The physical magazine has a very cool map of the blogosphere, which I had to find in Discover Mag so that I could post it. The Discover article explains it better anyway. (It also reminds me of the cartoon map of the blogosphere that I have spent so long looking for now, because I do not remember where I saw it, that I am now bored to death with this entire post.)

This science of new science might lead to a discipline devoted to studying exactly how Obama won the election. Funny how science works that way.

For more information on next generation web technology, I found this forum of forums while doing this research.

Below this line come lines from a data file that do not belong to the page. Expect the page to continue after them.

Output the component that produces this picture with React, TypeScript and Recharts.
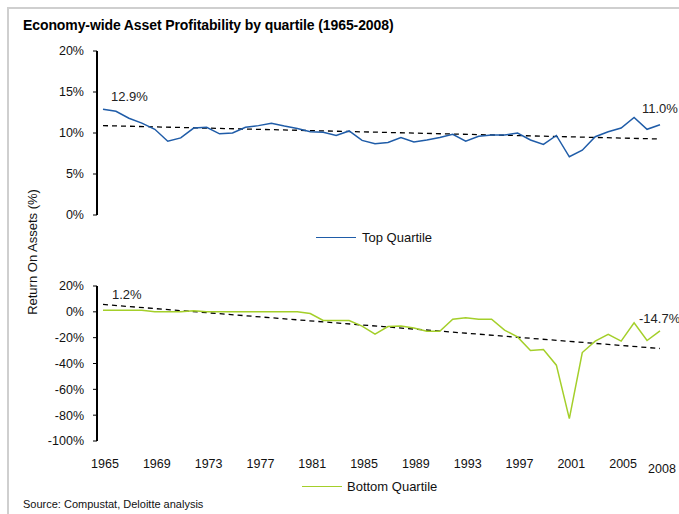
import React from 'react';
import { LineChart, Line, XAxis, YAxis, ReferenceLine, LabelList } from 'recharts';

const years = [1965,1966,1967,1968,1969,1970,1971,1972,1973,1974,1975,1976,1977,1978,1979,1980,1981,1982,1983,1984,1985,1986,1987,1988,1989,1990,1991,1992,1993,1994,1995,1996,1997,1998,1999,2000,2001,2002,2003,2004,2005,2006,2007,2008];
const topQuartile = [12.9,12.65,11.8,11.2,10.45,9.0,9.4,10.6,10.7,9.9,10.0,10.7,10.9,11.2,10.85,10.55,10.15,10.1,9.7,10.25,9.1,8.7,8.85,9.45,8.9,9.15,9.45,9.85,9.0,9.6,9.75,9.75,10.0,9.15,8.6,9.7,7.1,7.9,9.55,10.15,10.6,11.9,10.45,11.0];
const bottomQuartile = [1.2,1.2,1.2,1.2,0,0,0,0.8,0,0,0,0,0,0,0,0,-1.3,-6.7,-6.7,-6.7,-11,-17.3,-11.4,-11,-12.6,-15,-15,-5.7,-4.6,-5.7,-5.7,-14.2,-19.4,-30,-29.2,-41.3,-82.7,-31.5,-22.7,-17.5,-22.7,-8.5,-22.2,-14.7];
const topTrend = [10.9, 9.27];
const bottomTrend = [5.7, -28.4];
const topTicks = [0, 5, 10, 15, 20];
const bottomTicks = [20, 0, -20, -40, -60, -80, -100];
const xTicks = [1965,1969,1973,1977,1981,1985,1989,1993,1997,2001,2005,2008];

const data = years.map((y, i) => ({ year: y, top: topQuartile[i], bottom: bottomQuartile[i] }));

const FONT = '"Liberation Sans", Arial, sans-serif';
const BLUE = '#1f5ca8';
const GREEN = '#a4cf2a';
const pct = (v: number) => `${v}%`;

const makeEndLabel = (n: number, first: { dx: number; dy: number }, last: { dx: number; dy: number }) => (props: any) => {
  const { x, y, value, index } = props;
  if (index !== 0 && index !== n - 1) return null;
  const off = index === 0 ? first : last;
  return (
    <text x={x + off.dx} y={y + off.dy} fontSize={13} fill="#222" fontFamily={FONT}>
      {`${Number(value).toFixed(1)}%`}
    </text>
  );
};

const XTick = (props: any) => {
  const { x, y, payload } = props;
  const extra = payload.value === 2008 ? 5 : 0;
  return (
    <text x={x + 2} y={y + 27 + extra} textAnchor="middle" fontSize={12.5} fill="#111" fontFamily={FONT}>
      {payload.value}
    </text>
  );
};

const axisLineStyle = { stroke: '#000', strokeWidth: 2 };
const tickLineStyle = { stroke: '#000', strokeWidth: 1 };
const tickStyle = { fontSize: 12.5, fill: '#111', fontFamily: FONT };

export default function App() {
  const n = years.length;
  return (
    <div style={{ position: 'absolute', left: 0, top: 0, width: 679, height: 514, background: '#fff', fontFamily: FONT, overflow: 'hidden' }}>
      <div style={{ position: 'absolute', left: 7, top: 7, width: 672, height: 507, borderTop: '2px solid #cfcfcf', borderLeft: '2px solid #cfcfcf' }} />
      <div style={{ position: 'absolute', left: 23, top: 17, fontSize: 14, fontWeight: 'bold', color: '#000', whiteSpace: 'nowrap', letterSpacing: -0.1 }}>
        Economy-wide Asset Profitability by quartile (1965-2008)
      </div>

      <div style={{ position: 'absolute', left: 0, top: 0 }}>
        <LineChart width={679} height={230} data={data} margin={{ top: 51, right: 9, bottom: 15, left: 0 }}>
          <XAxis dataKey="year" type="number" domain={[1965, 2008]} hide padding={{ left: 6, right: 10 }} />
          <YAxis domain={[0, 20]} ticks={topTicks} tickFormatter={pct} width={97} tickSize={4} tickMargin={9}
            axisLine={axisLineStyle} tickLine={tickLineStyle} tick={tickStyle} interval={0} />
          <ReferenceLine segment={[{ x: 1965, y: topTrend[0] }, { x: 2008, y: topTrend[1] }]} stroke="#000" strokeWidth={1.3} strokeDasharray="5 4" />
          <Line type="linear" dataKey="top" stroke={BLUE} strokeWidth={1.5} dot={false} isAnimationActive={false}>
            <LabelList dataKey="top" content={makeEndLabel(n, { dx: 8, dy: -8.5 }, { dx: -18, dy: -12 })} />
          </Line>
        </LineChart>
      </div>

      <div style={{ position: 'absolute', left: 0, top: 0 }}>
        <LineChart width={679} height={514} data={data} margin={{ top: 286, right: 9, bottom: 43, left: 0 }}>
          <XAxis dataKey="year" type="number" domain={[1965, 2008]} ticks={xTicks} interval={0} height={30}
            padding={{ left: 6, right: 10 }} axisLine={false} tickLine={false} tickSize={0} tickMargin={0} tick={<XTick />} />
          <YAxis domain={[-100, 20]} ticks={bottomTicks} tickFormatter={pct} width={97} tickSize={4} tickMargin={9}
            axisLine={axisLineStyle} tickLine={tickLineStyle} tick={tickStyle} interval={0} />
          <ReferenceLine segment={[{ x: 1965, y: bottomTrend[0] }, { x: 2008, y: bottomTrend[1] }]} stroke="#000" strokeWidth={1.3} strokeDasharray="5 4" />
          <Line type="linear" dataKey="bottom" stroke={GREEN} strokeWidth={1.5} dot={false} isAnimationActive={false}>
            <LabelList dataKey="bottom" content={makeEndLabel(n, { dx: 9, dy: -11 }, { dx: -21, dy: -7.5 })} />
          </Line>
        </LineChart>
      </div>

      <svg style={{ position: 'absolute', left: 0, top: 0 }} width={679} height={514}>
        <text transform="translate(37,252) rotate(-90)" textAnchor="middle" fontSize={13} fill="#111" fontFamily={FONT}>
          Return On Assets (%)
        </text>
      </svg>

      <div style={{ position: 'absolute', left: 316, top: 230, display: 'flex', alignItems: 'center', fontSize: 13, color: '#111' }}>
        <span style={{ display: 'inline-block', width: 40, height: 0, borderTop: `1.5px solid ${BLUE}`, marginRight: 6 }} />
        <span>Top Quartile</span>
      </div>
      <div style={{ position: 'absolute', left: 302, top: 479, display: 'flex', alignItems: 'center', fontSize: 13, color: '#111' }}>
        <span style={{ display: 'inline-block', width: 40, height: 0, borderTop: `1.5px solid ${GREEN}`, marginRight: 5 }} />
        <span>Bottom Quartile</span>
      </div>

      <div style={{ position: 'absolute', left: 23, top: 498, fontSize: 11, color: '#111', whiteSpace: 'nowrap' }}>
        Source: Compustat, Deloitte analysis
      </div>
    </div>
  );
}
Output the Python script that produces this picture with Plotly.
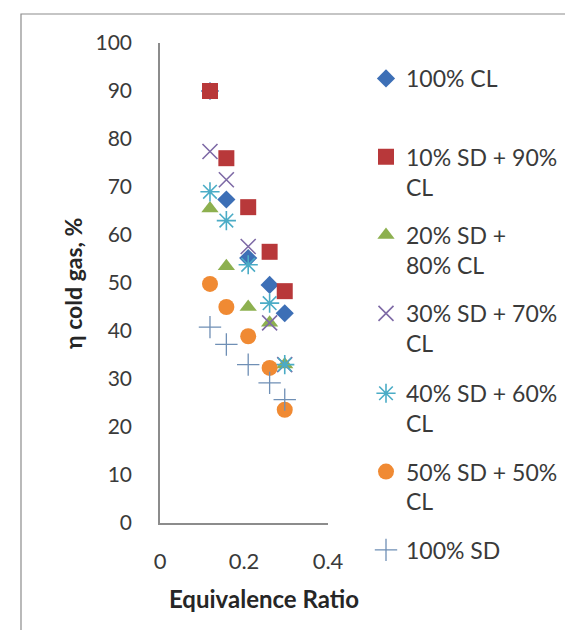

If I were more ambitious (and maybe more well) then I might be interested in pursuing something in this direction. I find the convergence of sociology, poli-sci, psychology, math and technology pretty cool. However, since I am not that ambitious (and tend to get bored easily) maybe I will just pursue a subscription to “Scientific American.” Kiddo wants it for Christmas anyway, so I could kill two birds with one stone [that was a metaphor, never would I advocate the killing of any birds with any number of stones.]


Anjha said...

Crap. Sorry guys, I fucked around with the picture enough and cannot get it smaller. Sorry. Follow the link to see the whole map.

I am done dinking around with it and need a nap now.


Good day to all of you.

Seven of Six said...

...never would I advocate the killing of any birds with any number of stones.

Hey, I love Chicken and Thanksgiving is coming up!